Damian Clark likes to talk. A lot. This might seem an odd thing to say about a comedian, but there’s barely a pause for breath in the Australian’s staccato delivery as he rattles through a jam-packed hour that’s unconcerned with anything other than making his audience laugh. Right from the off, through an observation on the Escher-like topography of Edinburgh, he more than succeeds in his aim.
Extra Show deals mainly with becoming a father for the first time. Even the one digression from this subject, in which he hilariously details a case of misadventure that ends up as a brief prison diary, relates tangentially to the topic. Clark’s clearly taken to parenthood with the same vigour, energy and empathy that he brings to the stage. It’s not ground-breaking by any means, but like Stuart Goldsmith’s exemplary Like I Mean It last year, the quality of the material is such that he gets across the joys, confusion and terror of this new responsibility and hits every comedy beats along the way.
Particularly funny is his attempts to see things from a baby’s point of view. He imagine the constant terror of an infant waking up and having to adjust to new surroundings every time. A moving car, the bars of a crib, a crowded street; all fresh sources of disorientation and over-stimulisation. No wonder they’re always crying. Also covered are other parents with smug advice, why people always ask the weight of a newborn, and how his baby came to have the neck muscles of a wrestler.
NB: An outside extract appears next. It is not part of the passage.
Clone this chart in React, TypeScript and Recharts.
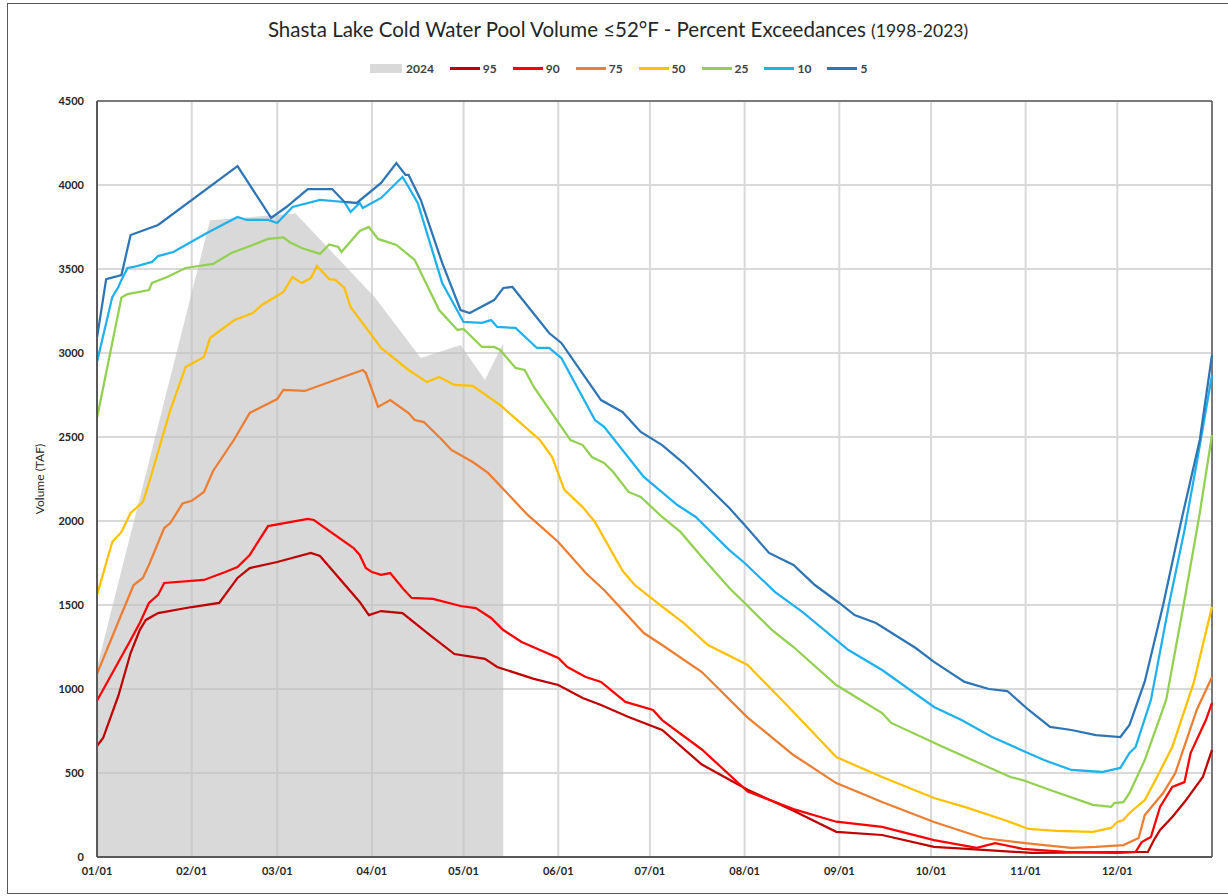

Clark has won the Amused Moose People’s Champion award and it’s not difficult to see why. There’s a genuine every man quality to him that makes Extra Show feel like you’re in (admittedly fairly one-sided) conversation with a chatterbox mate than a standup show. He does this partly through picking one person in the front row as a reference point, coming back to them every so often for confirmation or a spot of matey banter, and partly through his stagecraft. His demeanour is always relaxed, unusually so for someone whose standup style is so Gatling-like in its delivery. He’s also a master of the call-back, deftly weaving echoes of previous jokes into other, completely unrelated anecdotes.
There’s a refreshing straightforward and unpretentious sense of fun about Clark that Extra Show exemplifies. There’s no padding or meandering, just a steady stream of great jokes, asides and stories. The pace never dips and nor does the quality. You could easily leave a Damian Clark show sure you’ve made a friend as well as certain you’ve seen an excellent comedian.